Listeria goaensis

Scientific classification
- Domain: Bacteria
- Kingdom: Bacillati
- Phylum: Bacillota
- Class: Bacilli
- Order: Bacillales
- Family: Listeriaceae
- Genus: Listeria
- Species: L. goaensis
- Binomial name: Listeria goaensis Doijad et al. 2018

= Listeria goaensis =

- Genus: Listeria
- Species: goaensis
- Authority: Doijad et al. 2018

Species of bacterium

Listeria goaensis is of Gram-positive bacteria from the genus Listeria. The type strain of the species was isolated from the sediment of estuarine mangrove swamp of the Mandovi river, Goa, India. The species shows weak hemolysis on 5% sheep and horse-blood agar plates.
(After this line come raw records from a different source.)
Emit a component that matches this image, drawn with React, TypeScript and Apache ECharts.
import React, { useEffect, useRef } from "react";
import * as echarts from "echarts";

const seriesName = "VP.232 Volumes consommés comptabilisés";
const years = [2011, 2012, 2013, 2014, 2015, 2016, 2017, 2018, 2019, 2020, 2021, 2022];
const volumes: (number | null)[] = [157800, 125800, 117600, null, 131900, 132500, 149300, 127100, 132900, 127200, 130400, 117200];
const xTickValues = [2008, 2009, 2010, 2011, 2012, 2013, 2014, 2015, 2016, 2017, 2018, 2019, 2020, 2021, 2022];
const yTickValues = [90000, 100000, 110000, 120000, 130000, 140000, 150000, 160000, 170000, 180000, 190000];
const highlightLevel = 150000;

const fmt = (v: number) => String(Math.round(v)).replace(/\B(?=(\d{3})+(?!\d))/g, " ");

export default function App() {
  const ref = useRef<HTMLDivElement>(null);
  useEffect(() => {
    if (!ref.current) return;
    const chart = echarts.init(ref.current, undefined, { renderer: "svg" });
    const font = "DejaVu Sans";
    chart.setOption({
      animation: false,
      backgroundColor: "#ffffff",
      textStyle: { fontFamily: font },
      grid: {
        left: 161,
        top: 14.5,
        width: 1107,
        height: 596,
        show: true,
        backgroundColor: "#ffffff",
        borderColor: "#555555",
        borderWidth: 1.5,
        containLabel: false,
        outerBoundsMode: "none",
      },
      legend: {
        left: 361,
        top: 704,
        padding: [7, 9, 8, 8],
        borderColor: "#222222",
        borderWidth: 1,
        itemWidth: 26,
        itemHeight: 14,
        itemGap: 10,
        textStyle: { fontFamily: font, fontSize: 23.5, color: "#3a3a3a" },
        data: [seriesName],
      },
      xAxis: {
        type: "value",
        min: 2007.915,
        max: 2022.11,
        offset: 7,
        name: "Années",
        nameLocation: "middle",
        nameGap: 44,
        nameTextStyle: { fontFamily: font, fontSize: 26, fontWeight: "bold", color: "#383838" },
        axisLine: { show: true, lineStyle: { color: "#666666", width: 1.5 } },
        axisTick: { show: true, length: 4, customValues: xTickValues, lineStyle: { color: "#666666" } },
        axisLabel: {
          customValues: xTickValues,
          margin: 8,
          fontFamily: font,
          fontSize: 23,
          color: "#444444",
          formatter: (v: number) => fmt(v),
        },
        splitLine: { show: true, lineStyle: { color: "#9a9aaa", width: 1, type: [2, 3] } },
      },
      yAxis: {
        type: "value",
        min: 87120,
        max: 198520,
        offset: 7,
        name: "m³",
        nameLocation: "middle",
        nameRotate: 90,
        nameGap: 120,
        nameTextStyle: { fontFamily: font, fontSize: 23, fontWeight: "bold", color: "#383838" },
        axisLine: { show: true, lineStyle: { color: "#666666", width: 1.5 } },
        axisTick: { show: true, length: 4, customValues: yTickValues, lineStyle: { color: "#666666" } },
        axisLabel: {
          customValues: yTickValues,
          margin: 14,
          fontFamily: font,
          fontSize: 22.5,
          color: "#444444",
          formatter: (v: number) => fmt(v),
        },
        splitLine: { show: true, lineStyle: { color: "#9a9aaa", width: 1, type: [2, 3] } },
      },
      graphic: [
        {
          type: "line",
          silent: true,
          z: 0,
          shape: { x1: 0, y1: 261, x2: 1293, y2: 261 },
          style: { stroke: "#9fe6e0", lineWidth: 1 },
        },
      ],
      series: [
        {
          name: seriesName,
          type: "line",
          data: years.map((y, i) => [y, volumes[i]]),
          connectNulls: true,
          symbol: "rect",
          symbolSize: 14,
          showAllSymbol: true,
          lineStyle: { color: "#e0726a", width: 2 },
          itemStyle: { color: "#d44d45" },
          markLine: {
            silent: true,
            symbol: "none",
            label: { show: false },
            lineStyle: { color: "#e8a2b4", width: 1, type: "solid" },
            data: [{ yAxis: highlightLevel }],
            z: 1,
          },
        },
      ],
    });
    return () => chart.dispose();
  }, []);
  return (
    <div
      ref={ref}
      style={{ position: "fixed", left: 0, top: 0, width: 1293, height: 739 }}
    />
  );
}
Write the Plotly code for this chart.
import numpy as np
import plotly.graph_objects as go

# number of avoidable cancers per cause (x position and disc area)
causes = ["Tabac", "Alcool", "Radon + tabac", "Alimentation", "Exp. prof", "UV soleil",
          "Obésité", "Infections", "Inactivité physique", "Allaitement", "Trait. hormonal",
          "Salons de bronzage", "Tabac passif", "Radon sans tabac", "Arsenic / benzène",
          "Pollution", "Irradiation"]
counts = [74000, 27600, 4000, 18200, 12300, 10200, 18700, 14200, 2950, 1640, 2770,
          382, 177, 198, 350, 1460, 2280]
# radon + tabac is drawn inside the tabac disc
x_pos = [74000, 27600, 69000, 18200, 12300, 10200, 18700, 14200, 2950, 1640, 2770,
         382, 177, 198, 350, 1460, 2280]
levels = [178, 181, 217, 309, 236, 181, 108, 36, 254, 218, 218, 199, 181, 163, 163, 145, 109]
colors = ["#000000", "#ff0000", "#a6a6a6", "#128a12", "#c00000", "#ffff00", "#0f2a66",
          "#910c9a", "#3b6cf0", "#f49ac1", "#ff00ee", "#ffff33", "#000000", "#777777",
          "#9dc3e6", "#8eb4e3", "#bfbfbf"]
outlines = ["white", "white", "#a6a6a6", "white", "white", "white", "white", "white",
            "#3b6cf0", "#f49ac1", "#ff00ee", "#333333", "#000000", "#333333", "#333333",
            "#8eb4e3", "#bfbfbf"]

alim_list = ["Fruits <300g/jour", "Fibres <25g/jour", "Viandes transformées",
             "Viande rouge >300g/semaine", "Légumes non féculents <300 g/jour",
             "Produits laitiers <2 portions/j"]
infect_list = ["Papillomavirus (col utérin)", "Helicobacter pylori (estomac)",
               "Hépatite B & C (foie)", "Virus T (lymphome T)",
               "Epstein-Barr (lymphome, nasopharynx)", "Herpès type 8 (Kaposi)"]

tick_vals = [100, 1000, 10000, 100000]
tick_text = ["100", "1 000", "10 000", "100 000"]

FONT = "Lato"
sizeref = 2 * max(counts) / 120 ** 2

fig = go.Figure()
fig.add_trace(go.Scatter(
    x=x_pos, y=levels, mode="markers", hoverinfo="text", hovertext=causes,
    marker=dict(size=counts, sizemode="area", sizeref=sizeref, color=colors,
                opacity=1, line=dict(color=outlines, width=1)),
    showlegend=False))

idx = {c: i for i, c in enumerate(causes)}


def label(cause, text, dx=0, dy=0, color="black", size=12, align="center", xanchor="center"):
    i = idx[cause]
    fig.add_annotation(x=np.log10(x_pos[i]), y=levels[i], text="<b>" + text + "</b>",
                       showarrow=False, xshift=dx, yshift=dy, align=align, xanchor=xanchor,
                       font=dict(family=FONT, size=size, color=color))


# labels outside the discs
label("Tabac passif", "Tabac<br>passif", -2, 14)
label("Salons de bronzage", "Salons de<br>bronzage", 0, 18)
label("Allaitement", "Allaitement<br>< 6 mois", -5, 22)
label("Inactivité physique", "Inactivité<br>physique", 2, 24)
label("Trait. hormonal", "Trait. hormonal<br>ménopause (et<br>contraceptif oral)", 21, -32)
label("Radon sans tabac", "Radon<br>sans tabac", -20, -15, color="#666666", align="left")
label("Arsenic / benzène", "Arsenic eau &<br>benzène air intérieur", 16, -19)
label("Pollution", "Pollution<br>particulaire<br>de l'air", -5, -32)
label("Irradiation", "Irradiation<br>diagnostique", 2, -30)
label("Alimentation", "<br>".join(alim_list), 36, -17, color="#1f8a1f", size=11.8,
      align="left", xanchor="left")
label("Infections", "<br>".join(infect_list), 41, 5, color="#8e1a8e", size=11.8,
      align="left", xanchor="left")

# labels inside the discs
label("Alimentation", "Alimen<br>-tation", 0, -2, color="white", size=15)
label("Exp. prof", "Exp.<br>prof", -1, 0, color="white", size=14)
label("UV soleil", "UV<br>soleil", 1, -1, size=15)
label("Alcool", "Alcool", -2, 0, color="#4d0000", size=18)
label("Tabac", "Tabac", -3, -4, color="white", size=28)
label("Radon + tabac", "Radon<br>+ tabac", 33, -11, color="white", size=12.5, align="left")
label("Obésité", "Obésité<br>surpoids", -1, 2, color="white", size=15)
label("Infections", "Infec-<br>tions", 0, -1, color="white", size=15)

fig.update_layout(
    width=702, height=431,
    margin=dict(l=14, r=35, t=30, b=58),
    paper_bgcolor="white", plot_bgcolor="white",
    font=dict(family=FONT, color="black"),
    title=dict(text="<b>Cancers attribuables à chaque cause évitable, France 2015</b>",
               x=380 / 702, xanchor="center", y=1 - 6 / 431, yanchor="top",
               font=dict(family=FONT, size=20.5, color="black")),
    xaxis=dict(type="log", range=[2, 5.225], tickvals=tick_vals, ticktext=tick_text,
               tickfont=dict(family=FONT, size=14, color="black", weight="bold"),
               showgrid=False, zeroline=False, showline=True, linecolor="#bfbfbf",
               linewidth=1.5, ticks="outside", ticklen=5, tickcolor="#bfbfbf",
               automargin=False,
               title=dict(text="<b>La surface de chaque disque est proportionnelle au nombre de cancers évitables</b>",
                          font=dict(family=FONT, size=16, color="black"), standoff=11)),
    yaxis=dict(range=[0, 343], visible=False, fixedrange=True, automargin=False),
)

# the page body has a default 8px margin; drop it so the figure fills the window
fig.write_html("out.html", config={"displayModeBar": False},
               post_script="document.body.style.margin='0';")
In 2018, two samples from mangrove swamps in Goa, India were tested and found to contain Listeria-like cultures. 16S rRNA gene sequences showed 93.7–99.7% nucleotide identity to other Listeria species. Other resemblances to Listeria species included (despite specific differences) the overall fatty acid composition. However, various differences from other Listeria species (as indicated by WGS-based average nucleotide identity and in silico DNA–DNA hybridization values) suggest that they should be considered to be specimens from a new, diverging Listeria species. It was suggested that the name Listeria goaensis sp. nov. be created for a type strain ILCC801T.